• TASK INSTRUCTIONS: Scan the data. Collect each line that contains the word "this".

* begin RECORDS SUPPLIED *

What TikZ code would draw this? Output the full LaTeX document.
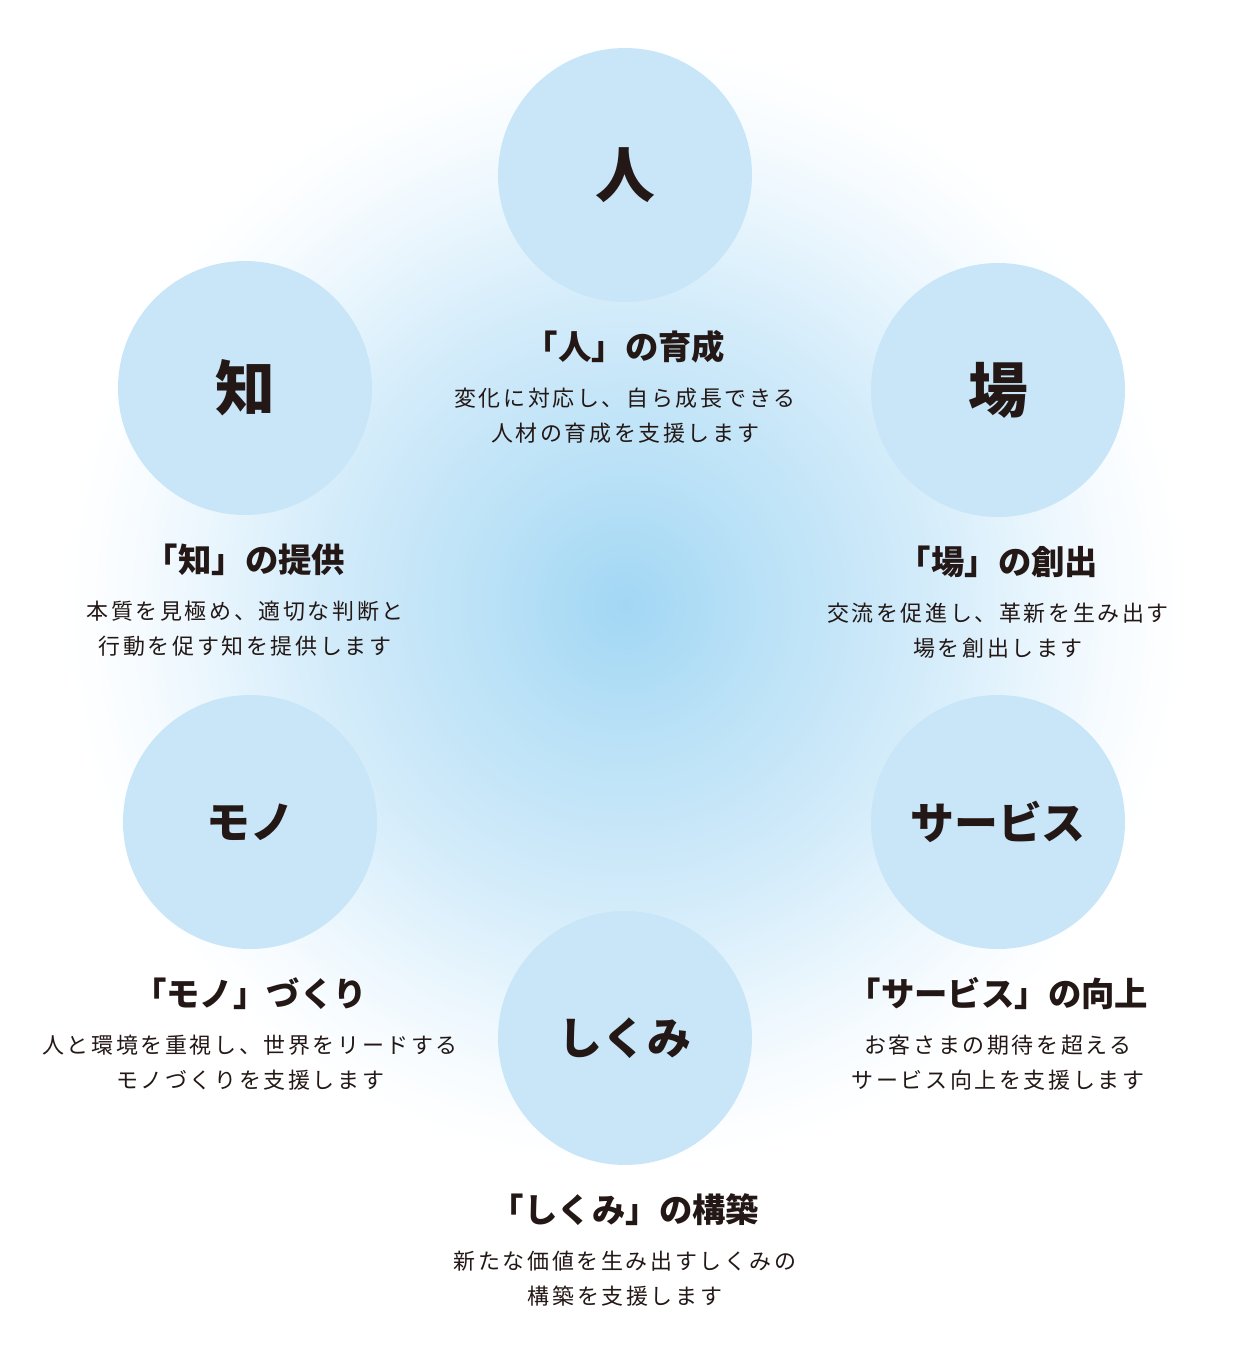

* end RECORDS SUPPLIED *
* begin RECORDS SUPPLIED *

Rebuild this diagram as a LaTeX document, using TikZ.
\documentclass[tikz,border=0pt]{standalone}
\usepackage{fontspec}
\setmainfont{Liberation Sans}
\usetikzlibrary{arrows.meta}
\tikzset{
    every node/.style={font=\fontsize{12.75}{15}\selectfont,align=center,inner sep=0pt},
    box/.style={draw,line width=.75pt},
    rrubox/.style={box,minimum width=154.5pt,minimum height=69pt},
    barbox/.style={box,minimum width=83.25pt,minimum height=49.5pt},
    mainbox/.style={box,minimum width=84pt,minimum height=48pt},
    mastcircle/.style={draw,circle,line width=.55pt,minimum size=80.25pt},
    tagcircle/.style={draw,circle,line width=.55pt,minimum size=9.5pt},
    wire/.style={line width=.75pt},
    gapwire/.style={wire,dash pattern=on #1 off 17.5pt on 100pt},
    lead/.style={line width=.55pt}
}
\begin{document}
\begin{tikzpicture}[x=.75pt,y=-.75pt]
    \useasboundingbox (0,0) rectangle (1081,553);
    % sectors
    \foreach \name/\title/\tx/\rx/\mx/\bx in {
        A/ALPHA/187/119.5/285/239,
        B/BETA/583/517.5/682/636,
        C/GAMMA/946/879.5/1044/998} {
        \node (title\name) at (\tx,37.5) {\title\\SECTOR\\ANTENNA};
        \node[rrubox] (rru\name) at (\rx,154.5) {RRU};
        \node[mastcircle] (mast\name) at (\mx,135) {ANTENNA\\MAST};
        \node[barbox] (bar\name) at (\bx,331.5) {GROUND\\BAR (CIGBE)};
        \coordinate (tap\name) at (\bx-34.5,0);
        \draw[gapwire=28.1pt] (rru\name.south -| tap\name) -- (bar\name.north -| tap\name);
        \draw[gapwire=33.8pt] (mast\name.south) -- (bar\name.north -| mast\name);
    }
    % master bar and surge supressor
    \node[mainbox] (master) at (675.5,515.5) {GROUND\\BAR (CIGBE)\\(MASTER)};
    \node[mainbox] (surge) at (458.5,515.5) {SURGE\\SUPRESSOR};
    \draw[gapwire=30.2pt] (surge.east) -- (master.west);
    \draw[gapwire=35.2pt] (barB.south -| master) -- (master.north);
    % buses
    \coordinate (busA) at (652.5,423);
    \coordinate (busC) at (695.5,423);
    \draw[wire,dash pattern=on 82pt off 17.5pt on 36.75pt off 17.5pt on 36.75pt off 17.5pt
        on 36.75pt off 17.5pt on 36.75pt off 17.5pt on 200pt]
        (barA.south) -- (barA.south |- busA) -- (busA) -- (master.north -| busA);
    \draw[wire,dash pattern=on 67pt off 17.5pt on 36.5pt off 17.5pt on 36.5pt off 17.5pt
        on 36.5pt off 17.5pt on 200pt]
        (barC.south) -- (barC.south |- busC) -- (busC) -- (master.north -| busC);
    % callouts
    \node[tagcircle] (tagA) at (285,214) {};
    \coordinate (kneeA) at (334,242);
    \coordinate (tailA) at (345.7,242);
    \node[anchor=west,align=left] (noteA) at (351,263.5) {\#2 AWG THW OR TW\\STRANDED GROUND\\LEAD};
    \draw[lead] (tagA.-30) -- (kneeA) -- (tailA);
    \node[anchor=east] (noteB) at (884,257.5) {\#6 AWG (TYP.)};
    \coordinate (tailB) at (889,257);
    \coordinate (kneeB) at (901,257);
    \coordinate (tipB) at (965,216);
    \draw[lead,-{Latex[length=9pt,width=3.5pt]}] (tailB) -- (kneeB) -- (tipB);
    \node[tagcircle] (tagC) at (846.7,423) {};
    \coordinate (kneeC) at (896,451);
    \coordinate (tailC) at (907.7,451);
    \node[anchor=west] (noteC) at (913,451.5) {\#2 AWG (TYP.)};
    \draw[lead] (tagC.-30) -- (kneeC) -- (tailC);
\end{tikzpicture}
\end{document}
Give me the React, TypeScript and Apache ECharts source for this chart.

* end RECORDS SUPPLIED *

• EXERCISE ANSWER:
What TikZ code would draw this? Output the full LaTeX document.
Rebuild this diagram as a LaTeX document, using TikZ.
Give me the React, TypeScript and Apache ECharts source for this chart.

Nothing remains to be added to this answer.